▸ **Goal of the exercise**
Only the lines from the start of the data below through the line that contains "77.74, 75.89, 80.51];" are to be copied, exactly and without pictures.

+===+

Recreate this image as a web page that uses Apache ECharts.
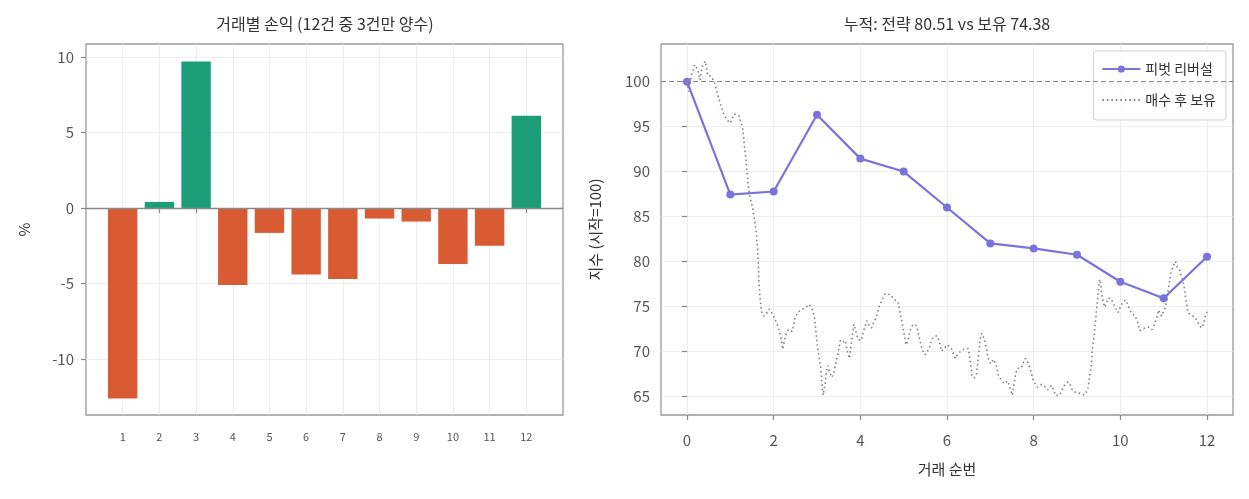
<!DOCTYPE html>
<html>
<head>
<meta charset="utf-8">
<script src="https://cdn.jsdelivr.net/npm/echarts@6/dist/echarts.min.js"></script>
<style>
  html, body { margin: 0; padding: 0; background: #fff; }
  #chart { width: 1249px; height: 499px; }
</style>
</head>
<body>
<div id="chart"></div>
<script>
// 거래별 손익 (%)
var tradeNo = [1, 2, 3, 4, 5, 6, 7, 8, 9, 10, 11, 12];
var tradePnl = [-12.6, 0.4, 9.7, -5.1, -1.65, -4.4, -4.7, -0.7, -0.9, -3.7, -2.5, 6.1];

// 누적 지수 (전략)
var stepNo = [0, 1, 2, 3, 4, 5, 6, 7, 8, 9, 10, 11, 12];
var strategyIdx = [100, 87.44, 87.78, 96.33, 91.44, 90.0, 86.0, 82.0, 81.44, 80.74, 77.74, 75.89, 80.51];

// 매수 후 보유 (x = 거래 순번 위치, y = 지수)
var holdX = [0, 0.04, 0.1, 0.18, 0.25, 0.3, 0.35, 0.42, 0.48, 0.56, 0.63, 0.7, 0.78, 0.86, 0.93, 1.0,
  1.09, 1.2, 1.28, 1.32, 1.36, 1.4, 1.45, 1.51, 1.56, 1.6, 1.63, 1.65, 1.66, 1.69, 1.72, 1.78, 1.85, 1.9,
  2.0, 2.08, 2.16, 2.21, 2.27, 2.34, 2.43, 2.5, 2.62, 2.73, 2.82, 2.88, 2.93, 2.97,
  3.01, 3.05, 3.09, 3.11, 3.14, 3.19, 3.22, 3.25, 3.29, 3.34, 3.39, 3.43, 3.49, 3.54, 3.6, 3.65, 3.7, 3.75,
  3.78, 3.82, 3.85, 3.89, 3.95, 4.02, 4.08, 4.15, 4.2, 4.26, 4.31, 4.37, 4.43, 4.49, 4.57, 4.7, 4.77, 4.87,
  4.91, 4.97, 5.01, 5.06, 5.1, 5.16, 5.21, 5.27, 5.32, 5.37, 5.42, 5.49, 5.54, 5.59, 5.66, 5.72, 5.77, 5.83,
  5.87, 5.93, 6.01, 6.1, 6.15, 6.19, 6.25, 6.34, 6.43, 6.49, 6.53, 6.55, 6.58, 6.63, 6.68, 6.72, 6.76, 6.8,
  6.84, 6.89, 6.93, 6.96, 7.01, 7.07, 7.1, 7.14, 7.18, 7.24, 7.32, 7.4, 7.44, 7.48, 7.51, 7.55, 7.59, 7.63,
  7.71, 7.75, 7.81, 7.87, 7.91, 7.95, 7.98, 8.02, 8.08, 8.18, 8.25, 8.33, 8.41, 8.47, 8.5, 8.6, 8.65, 8.71,
  8.79, 8.85, 8.9, 8.98, 9.08, 9.17, 9.21, 9.25, 9.29, 9.33, 9.35, 9.39, 9.42, 9.45, 9.48, 9.5, 9.52, 9.55,
  9.56, 9.58, 9.61, 9.64, 9.68, 9.72, 9.78, 9.83, 9.88, 9.95, 9.98, 10.05, 10.12, 10.16, 10.22, 10.28, 10.33,
  10.39, 10.45, 10.52, 10.64, 10.73, 10.79, 10.85, 10.88, 10.95, 10.98, 11.04, 11.08, 11.12, 11.16, 11.22,
  11.27, 11.32, 11.37, 11.42, 11.47, 11.5, 11.53, 11.56, 11.64, 11.72, 11.78, 11.83, 11.88, 11.93, 11.96, 12.0];
var holdY = [100, 98.9, 100.7, 101.9, 101.3, 100.2, 101.7, 102.3, 100.7, 100.6, 100, 98.7, 97.4, 96.3, 95.7, 95.4,
  96.4, 96.2, 95, 93.1, 91.3, 89.1, 87.2, 86.1, 84.6, 83.1, 81.3, 79.4, 77.6, 75.7, 74.4, 73.9, 74.3, 74.7,
  73.9, 73.0, 71.7, 70.2, 71.7, 72.4, 72.2, 73.9, 74.6, 74.8, 75.2, 74.8, 74.1, 72.5,
  70.6, 69.3, 68.0, 66.6, 65.1, 66.4, 67.9, 68.4, 67.7, 67.1, 67.6, 68.6, 69.9, 71.2, 71.0, 71.2, 70.0, 69.2,
  70.4, 71.9, 73.0, 72.3, 71.3, 71.2, 72.3, 73.4, 72.9, 72.6, 73.2, 73.8, 74.9, 75.6, 76.4, 76.3, 75.8, 75.5,
  74.5, 73.0, 71.9, 70.7, 71.2, 72.5, 72.9, 73.0, 72.4, 71.3, 70.3, 69.6, 69.9, 70.4, 71.4, 71.7, 71.7, 71.0,
  70.0, 70.3, 70.7, 70.3, 69.7, 69.2, 69.7, 70.1, 70.3, 70.3, 69.1, 68.4, 67.3, 67.0, 67.5, 69.1, 71.2, 72.0,
  71.6, 70.9, 69.7, 69.1, 68.6, 69.1, 69.1, 68.4, 67.4, 66.9, 66.4, 66.7, 66.2, 65.5, 65.1, 66.4, 67.6, 68.1,
  68.1, 68.6, 69.2, 68.7, 68.2, 67.5, 66.9, 66.5, 66.0, 66.3, 66.1, 65.7, 66.2, 65.6, 65.1, 65.1, 65.6, 66.2,
  66.6, 66.2, 65.6, 65.4, 65.3, 65.1, 64.9, 65.8, 67.1, 68.4, 70.1, 71.6, 73.0, 74.5, 76.0, 77.0, 78.0, 77.5,
  76.7, 76.0, 75.4, 74.9, 75.4, 75.9, 75.9, 75.4, 74.9, 74.3, 74.7, 75.4, 75.7, 75.3, 74.6, 74.1, 74.0,
  73.4, 72.3, 72.5, 72.7, 72.4, 73.0, 73.9, 74.6, 73.9, 74.0, 74.9, 76.0, 77.3, 78.6, 79.5,
  80.0, 79.3, 79.0, 78.2, 77.3, 76.2, 75.3, 74.3, 74.0, 73.8, 73.3, 72.8, 72.6, 73.2, 73.9, 74.38];

var leftYTicks = [-10, -5, 0, 5, 10];
var rightXTicks = [0, 2, 4, 6, 8, 10, 12];
var rightYTicks = [65, 70, 75, 80, 85, 90, 95, 100];

var FONT = '"Noto Sans CJK KR", "Noto Sans", sans-serif';
var POS_COLOR = '#1b9e77';
var NEG_COLOR = '#d95b33';
var LINE_COLOR = '#7b72dc';
var HOLD_COLOR = '#7f7f7f';

var myChart = echarts.init(document.getElementById('chart'), null, { renderer: 'canvas' });

// 막대 데이터 (양수/음수 색 구분)
var barData = [];
for (var i = 0; i < tradeNo.length; i++) {
    barData.push({
        value: [tradeNo[i], tradePnl[i]],
        itemStyle: { color: tradePnl[i] >= 0 ? POS_COLOR : NEG_COLOR }
    });
}
var holdData = [];
for (var j = 0; j < holdX.length; j++) {
    holdData.push([holdX[j], holdY[j]]);
}
var stratData = [];
for (var k = 0; k < stepNo.length; k++) {
    stratData.push([stepNo[k], strategyIdx[k]]);
}

var gridLine = { show: true, lineStyle: { color: '#e8e8e8', width: 0.8 } };

function tick(values) {
    return { show: true, length: 5, lineStyle: { color: '#888', width: 1.2 }, customValues: values };
}

var option = {
    animation: false,
    textStyle: { fontFamily: FONT },
    title: [
        {
            text: '거래별 손익 (12건 중 3건만 양수)',
            left: 325, top: 16, textAlign: 'center', padding: 0,
            textStyle: { fontFamily: FONT, fontSize: 16, fontWeight: 'normal', color: '#333' }
        },
        {
            text: '누적: 전략 80.51 vs 보유 74.38',
            left: 947, top: 16, textAlign: 'center', padding: 0,
            textStyle: { fontFamily: FONT, fontSize: 16, fontWeight: 'normal', color: '#333' }
        }
    ],
    legend: {
        data: [
            { name: '피벗 리버설' },
            { name: '매수 후 보유', itemStyle: { opacity: 0, color: 'rgba(0,0,0,0)' } }
        ],
        orient: 'vertical',
        right: 23, top: 51,
        padding: [11, 10, 13, 8],
        itemGap: 17,
        itemWidth: 38, itemHeight: 9,
        backgroundColor: 'rgba(255,255,255,0.85)',
        borderColor: '#d0d0d0', borderWidth: 1, borderRadius: 3,
        textStyle: { fontFamily: FONT, fontSize: 14, color: '#333' }
    },
    grid: [
        { left: 86, top: 44, width: 477, height: 371, show: true, borderColor: '#999', borderWidth: 1.3, backgroundColor: 'transparent' },
        { left: 661, top: 44, width: 572, height: 371, show: true, borderColor: '#999', borderWidth: 1.3, backgroundColor: 'transparent' }
    ],
    xAxis: [
        {
            gridIndex: 0, type: 'value', min: 0, max: 13,
            axisLine: { show: false },
            axisTick: tick(tradeNo),
            axisLabel: { customValues: tradeNo, fontSize: 11, color: '#555', margin: 16 },
            splitLine: gridLine
        },
        {
            gridIndex: 1, type: 'value', min: -0.6, max: 12.6,
            name: '거래 순번', nameLocation: 'middle', nameGap: 47,
            nameTextStyle: { fontFamily: FONT, fontSize: 15, color: '#333' },
            axisLine: { show: false },
            axisTick: tick(rightXTicks),
            axisLabel: { customValues: rightXTicks, fontSize: 15, color: '#555', margin: 18 },
            splitLine: gridLine
        }
    ],
    yAxis: [
        {
            gridIndex: 0, type: 'value', min: -13.7, max: 10.85,
            name: '%', nameLocation: 'middle', nameGap: 54,
            nameTextStyle: { fontFamily: FONT, fontSize: 15, color: '#333' },
            axisLine: { show: false },
            axisTick: tick(leftYTicks),
            axisLabel: { customValues: leftYTicks, fontSize: 15, color: '#555', margin: 12 },
            splitLine: gridLine
        },
        {
            gridIndex: 1, type: 'value', min: 62.9, max: 104.2,
            name: '지수 (시작=100)', nameLocation: 'middle', nameGap: 58,
            nameTextStyle: { fontFamily: FONT, fontSize: 15, color: '#333' },
            axisLine: { show: false },
            axisTick: tick(rightYTicks),
            axisLabel: { customValues: rightYTicks, fontSize: 15, color: '#555', margin: 11 },
            splitLine: gridLine
        }
    ],
    series: [
        {
            name: '거래별 손익',
            type: 'bar',
            xAxisIndex: 0, yAxisIndex: 0,
            barWidth: 29.4,
            data: barData,
            markLine: {
                silent: true, symbol: 'none', label: { show: false },
                lineStyle: { color: '#888', width: 1.3, type: 'solid' },
                data: [{ yAxis: 0 }]
            }
        },
        {
            name: '매수 후 보유',
            type: 'line',
            xAxisIndex: 1, yAxisIndex: 1,
            showSymbol: false, symbol: 'none',
            color: HOLD_COLOR,
            lineStyle: { color: HOLD_COLOR, width: 1.6, type: [1.5, 3] },
            data: holdData,
            markLine: {
                silent: true, symbol: 'none', label: { show: false },
                lineStyle: { color: '#8a8a8a', width: 1.2, type: [5, 3] },
                data: [{ yAxis: 100 }]
            },
            z: 2
        },
        {
            name: '피벗 리버설',
            type: 'line',
            xAxisIndex: 1, yAxisIndex: 1,
            symbol: 'circle', symbolSize: 8,
            color: LINE_COLOR,
            lineStyle: { color: LINE_COLOR, width: 2.2 },
            itemStyle: { color: LINE_COLOR },
            data: stratData,
            z: 3
        }
    ]
};
myChart.setOption(option);
</script>
</body>
</html>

+===+

▸ **Final result**
Recreate this image as a web page that uses Apache ECharts.
<!DOCTYPE html>
<html>
<head>
<meta charset="utf-8">
<script src="https://cdn.jsdelivr.net/npm/echarts@6/dist/echarts.min.js"></script>
<style>
  html, body { margin: 0; padding: 0; background: #fff; }
  #chart { width: 1249px; height: 499px; }
</style>
</head>
<body>
<div id="chart"></div>
<script>
// 거래별 손익 (%)
var tradeNo = [1, 2, 3, 4, 5, 6, 7, 8, 9, 10, 11, 12];
var tradePnl = [-12.6, 0.4, 9.7, -5.1, -1.65, -4.4, -4.7, -0.7, -0.9, -3.7, -2.5, 6.1];

// 누적 지수 (전략)
var stepNo = [0, 1, 2, 3, 4, 5, 6, 7, 8, 9, 10, 11, 12];
var strategyIdx = [100, 87.44, 87.78, 96.33, 91.44, 90.0, 86.0, 82.0, 81.44, 80.74, 77.74, 75.89, 80.51];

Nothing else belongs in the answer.